Why do programmers care about threads versus processes?  In theory, threads are lighter weight and they can perform better than a process.  We used to argue back and forth at Oracle about whether to use threads or processes, and there were a lot of trade offs, but it often made sense to go for threads. 

So why won’t Guido get rid of the GIL?  Well, for one thing, it was tried and it didn’t help.  A new interpreter was written with fine-grained locking that minimized the times when multiple threads were locked out.  It ran twice as slow (or worse on Linux) for most applications as the GIL version.  The reason is that having more lock calls was slower:  lock is a slow operating system function.  The way Guido put this was that on a 2 processor machine, Python would run slightly faster than on a single processor machine, and he saw that as too much overhead.  Now I’ve commented before that we need to waste more hardware in the interest of higher parallelism, and this factor of 2 goes away as soon as you run on a quad core cpu, so why not nix the GIL?  BTW, those demanding the demise of the GIL seem to feel that since Java can run faster and supports threads, that the attempt at removing the GIL must have been flawed and there is a better way.

I find myself in a funny quandry on this one, but ultimately agreeing with Guido.  There is little doubt that the GIL creates a scalability speed bump, but that speed bump is localized at the low end of the scalability space.  If you want even more scalability, you still have to do as Guido recommends and use processes and sockets or some such to communicate between them.  I also note that a lot of authorities feel that it is also much harder to program threads than processes, and they call for shared nothing access.  Highly parallel languages like Erlang are focused on a process model for that reason, not a thread model.

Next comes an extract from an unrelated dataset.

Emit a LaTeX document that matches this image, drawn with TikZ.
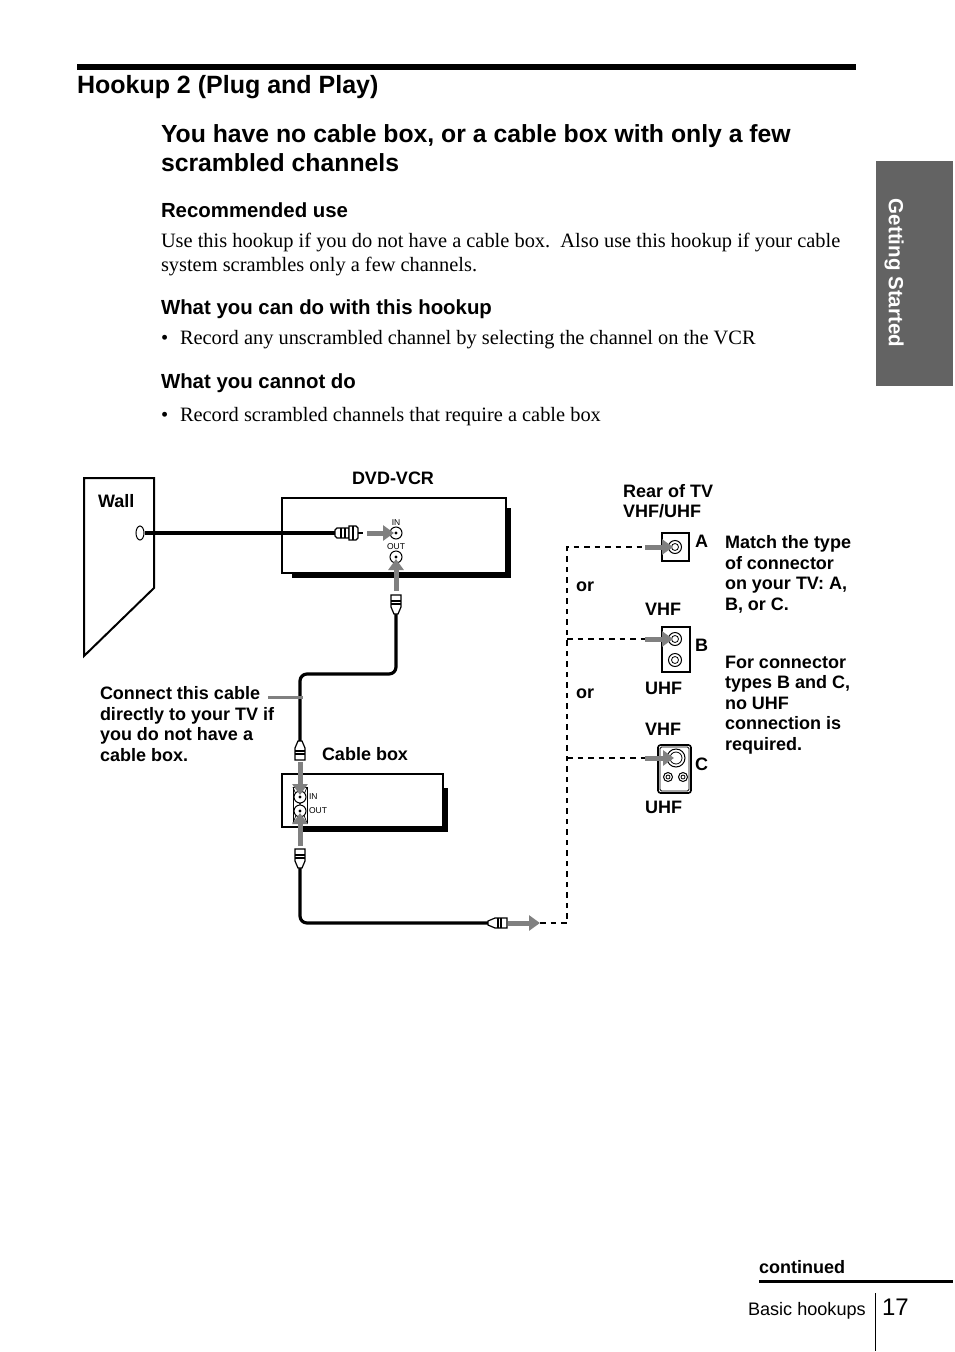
\documentclass[tikz,border=0pt]{standalone}
\usepackage{fontspec}
\setmainfont{Liberation Serif}
\setsansfont{Liberation Sans}
\usetikzlibrary{arrows.meta,positioning,calc,shapes.geometric}
\newcommand{\szHead}{\fontsize{25}{29}\selectfont\sffamily\bfseries}
\newcommand{\szTop}{\fontsize{24.76}{29}\selectfont\sffamily\bfseries}
\newcommand{\szSub}{\fontsize{20.4}{24}\selectfont\sffamily\bfseries}
\newcommand{\szBody}{\fontsize{20.4}{24.3}\selectfont\rmfamily}
\newcommand{\szLab}{\fontsize{18}{20.4}\selectfont\sffamily\bfseries}
\definecolor{sigcol}{gray}{.5}
\definecolor{tabcol}{gray}{.39}
\tikzset{
  txt/.style={inner sep=0,outer sep=0,anchor=base west,align=left},
  head/.style={txt,font=\szHead},
  sub/.style={txt,font=\szSub},
  body/.style={txt,font=\szBody},
  lab/.style={txt,font=\szLab},
  smalllab/.style={inner sep=0,outer sep=0,font=\fontsize{8.5}{9}\selectfont\sffamily},
  cable/.style={line width=3.2pt,rounded corners=7pt},
  sig/.style={line width=5pt,draw=sigcol,shorten >=2pt,-{Triangle[length=11pt,width=15pt,fill=sigcol]}},
  dashline/.style={line width=2.2pt,dash pattern=on 5.5pt off 5pt},
  jack/.style={circle,draw,line width=1pt,minimum size=12pt,inner sep=0,fill=white},
  boxface/.style={draw,line width=2.6pt,fill=white},
  plug/.pic={
    \draw[fill=white,line width=1.2pt] (0,-2) .. controls (3,-2) and (4,-5) .. (7,-5) -- (19,-5) -- (19,5) -- (7,5) .. controls (4,5) and (3,2) .. (0,2) -- cycle;
    \draw[line width=1.2pt] (10,-5) -- (10,5) (13,-5) -- (13,5);
  },
}
\newcommand{\jackdot}[1]{\fill (#1) circle[radius=1.7];}
\begin{document}
\begin{tikzpicture}[x=1pt,y=-1pt]
  \useasboundingbox (0,0) rectangle (954,1352);
  % page text
  \fill (77,64) rectangle (856,70);
  \node[head] (title) at (77,93) {Hookup 2 (Plug and Play)};
  \node[txt,font=\szTop] (sub1) at (161,142.5) {You have no cable box, or a cable box with only a few};
  \node[txt,font=\szTop] (sub2) at (161,171.5) {scrambled channels};
  \node[sub] (rec) at (161,217) {Recommended use};
  \node[body] (rec1) at (161,247) {Use this hookup if you do not have a cable box.\ \ Also use this hookup if your cable};
  \node[body] (rec2) at (161,271) {system scrambles only a few channels.};
  \node[sub] (can) at (161,314) {What you can do with this hookup};
  \node[body] (can1) at (161,344) {•};
  \node[body] (can2) at (180,344) {Record any unscrambled channel by selecting the channel on the VCR};
  \node[sub] (cannot) at (161,388) {What you cannot do};
  \node[body] (cannot1) at (161,421) {•};
  \node[body] (cannot2) at (180,421) {Record scrambled channels that require a cable box};
  % side tab
  \fill[tabcol] (876,161) rectangle (953,386);
  \node[rotate=-90,inner sep=0,font=\fontsize{20.5}{24}\selectfont\sffamily\bfseries,text=white] (tab) at (894,273) {Getting Started};
  % wall
  \draw[line width=2pt] (84,478) -- (154,478) -- (154,588) -- (84,656) -- cycle;
  \node[lab] (wall) at (98,507) {Wall};
  \node[draw,ellipse,line width=1pt,minimum width=8pt,minimum height=14pt,inner sep=0] (wallout) at (140,533) {};
  % dvd-vcr
  \fill (292,508) rectangle (511,578);
  \draw[boxface] (282,498) rectangle (506,573);
  \node[lab] (vcrname) at (352,484) {DVD-VCR};
  \node[jack] (vcrin) at (396,533) {};
  \node[jack] (vcrout) at (396,557) {};
  \jackdot{vcrin} \jackdot{vcrout}
  \node[smalllab] (vcrinlab) at (396,523) {IN};
  \node[smalllab] (vcroutlab) at (396,547) {OUT};
  \coordinate (wallplug) at (335,533);
  \draw[cable] (wallout.east) -- (wallplug);
  \draw[fill=white,line width=1.1pt] (335,530) -- (337,528) -- (349,528) -- (349,538) -- (337,538) -- (335,536) -- cycle;
  \draw[fill=white,line width=1.1pt] (349,526) -- (356,526) -- (358,528) -- (358,538) -- (356,540) -- (349,540) -- cycle;
  \draw[line width=1.1pt] (341,528) -- (341,538) (345,528) -- (345,538) (353,526) -- (353,540) (358,533) -- (363,533);
  \coordinate (wallsig) at (367,533);
  \draw[sig] (wallsig) -- (vcrin.center);
  \coordinate (outsig) at (396,591);
  \draw[sig] (outsig) -- (vcrout.center);
  \coordinate (plugvcr) at (396,614);
  \coordinate (plugbox) at (300,741);
  \draw[cable] (plugvcr) -- (396,674) -- (300,674) -- (plugbox);
  \pic[rotate=90] at (plugvcr) {plug};
  \pic[rotate=-90] at (plugbox) {plug};
  % cable box
  \fill (303,788) rectangle (448,832);
  \draw[boxface] (282,774) rectangle (443,827);
  \draw[line width=1pt,fill=white] (293,787) rectangle (307,823);
  \draw[line width=.7pt] (293,787) -- (307,823) (307,787) -- (293,823);
  \node[lab] (boxname) at (322,760) {Cable box};
  \node[jack] (boxin) at (300,797) {};
  \node[jack] (boxout) at (300,811) {};
  \jackdot{boxin} \jackdot{boxout}
  \node[smalllab,anchor=west] (boxinlab) at (309,797) {IN};
  \node[smalllab,anchor=west] (boxoutlab) at (309,811) {OUT};
  \coordinate (insig) at (300,762);
  \draw[sig] (insig) -- (boxin.center);
  \coordinate (upsig) at (300,846);
  \draw[sig] (upsig) -- (boxout.center);
  % connect note
  \node[lab] (note) at (100,761) {Connect this cable\\directly to your TV if\\you do not have a\\cable box.};
  \coordinate (noteleft) at (268,697);
  \coordinate (noteright) at (303,697);
  \draw[line width=3pt,sigcol] (noteleft) -- (noteright);
  % cable to tv
  \coordinate (plugback) at (300,868);
  \coordinate (plugtv) at (488,923);
  \draw[cable] (plugback) -- (300,923) -- (plugtv);
  \pic[rotate=90] at (plugback) {plug};
  \pic at (plugtv) {plug};
  \coordinate (tvsig) at (508,923);
  \coordinate (dashstart) at (540,923);
  \draw[sig,shorten >=0pt] (tvsig) -- (dashstart);
  \coordinate (dashbottom) at (567,923);
  \coordinate (dashtop) at (567,547);
  \draw[dashline] (dashstart) -- (dashbottom) -- (dashtop) -- (645,547);
  \draw[dashline] (567,639) -- (645,639);
  \draw[dashline] (567,758) -- (645,758);
  % tv connectors
  \node[lab] (rear) at (623,517.5) {Rear of TV\\VHF/UHF};
  \draw[line width=1.6pt,fill=white] (662,533) rectangle (689,561);
  \draw[line width=1.6pt,fill=white] (662,627) rectangle (690,672);
  \draw[line width=1.6pt,fill=white,rounded corners=2.5pt] (658,745) rectangle (691,793);
  \draw[line width=.8pt,rounded corners=1.5pt] (660,747) rectangle (689,791);
  \node[jack,minimum size=13pt] (ajack) at (675,547) {};
  \node[jack,minimum size=13pt] (bjack) at (675,639) {};
  \node[jack,minimum size=13pt] (bjackb) at (675,660) {};
  \node[jack,minimum size=18pt] (cjack) at (676,758) {};
  \node[jack,minimum size=9pt] (cjackl) at (668,777) {};
  \node[jack,minimum size=9pt] (cjackr) at (683,777) {};
  \foreach \j/\r in {ajack/3.5,bjack/3.5,bjackb/3.5,cjack/6,cjackl/2,cjackr/2}
    \draw[line width=.8pt] (\j) circle[radius=\r];
  \coordinate (asig) at (645,547);
  \coordinate (bsig) at (645,639);
  \coordinate (csig) at (645,758);
  \draw[sig] (asig) -- (ajack.center);
  \draw[sig] (bsig) -- (bjack.center);
  \draw[sig] (csig) -- (cjack.center);
  \node[lab] (alab) at (695,547) {A};
  \node[lab] (blab) at (695,651) {B};
  \node[lab] (clab) at (695,770) {C};
  \node[lab] (or1) at (576,591) {or};
  \node[lab] (or2) at (576,698) {or};
  \node[lab] (vhf1) at (645,615) {VHF};
  \node[lab] (uhf1) at (645,694) {UHF};
  \node[lab] (vhf2) at (645,735) {VHF};
  \node[lab] (uhf2) at (645,813) {UHF};
  \node[lab] (match) at (725,610) {Match the type\\of connector\\on your TV: A,\\B, or C.};
  \node[lab] (types) at (725,750) {For connector\\types B and C,\\no UHF\\connection is\\required.};
  % footer
  \node[lab] (cont) at (759,1273) {continued};
  \fill (759,1280) rectangle (953,1283);
  \node[txt,font=\fontsize{18.1}{22}\selectfont\sffamily] (foot) at (748,1315) {Basic hookups};
  \coordinate (ruletop) at (875,1293);
  \coordinate (rulebot) at (875,1351);
  \draw[line width=1pt] (ruletop) -- (rulebot);
  \node[txt,font=\fontsize{24}{28}\selectfont\sffamily] (pagenum) at (882,1315) {17};
\end{tikzpicture}
\end{document}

Let me explain what all that means.  Threads run inside the same virtual machine, and hence run on the same physical machine.  Processes can run on the same physical machine or in another physical machine.  If you architect your application around threads, you’ve done nothing to access multiple machines.  So, you can scale to as many cores are on the single machine (which will be quite a few over time), but to really reach web scales, you’ll need to solve the multiple machine problem anyway.

As Donald Knuth says, “premature optimization is the heart of all evil in programming.”  Threads are a premature optimization when you need massive scaling, while processes lead to greater scalability.  If you’re planning to use a utility computing fabric, such as Amazon EC2, you’ll want processes.  In this case, I’m with Guido, because I think utility computing is more important in the big picture than optimizing for the cores on a single chip.  Take a look at my blog post on Amazon Startup Project to see just a few things folks are doing with this particular utility computing fabric.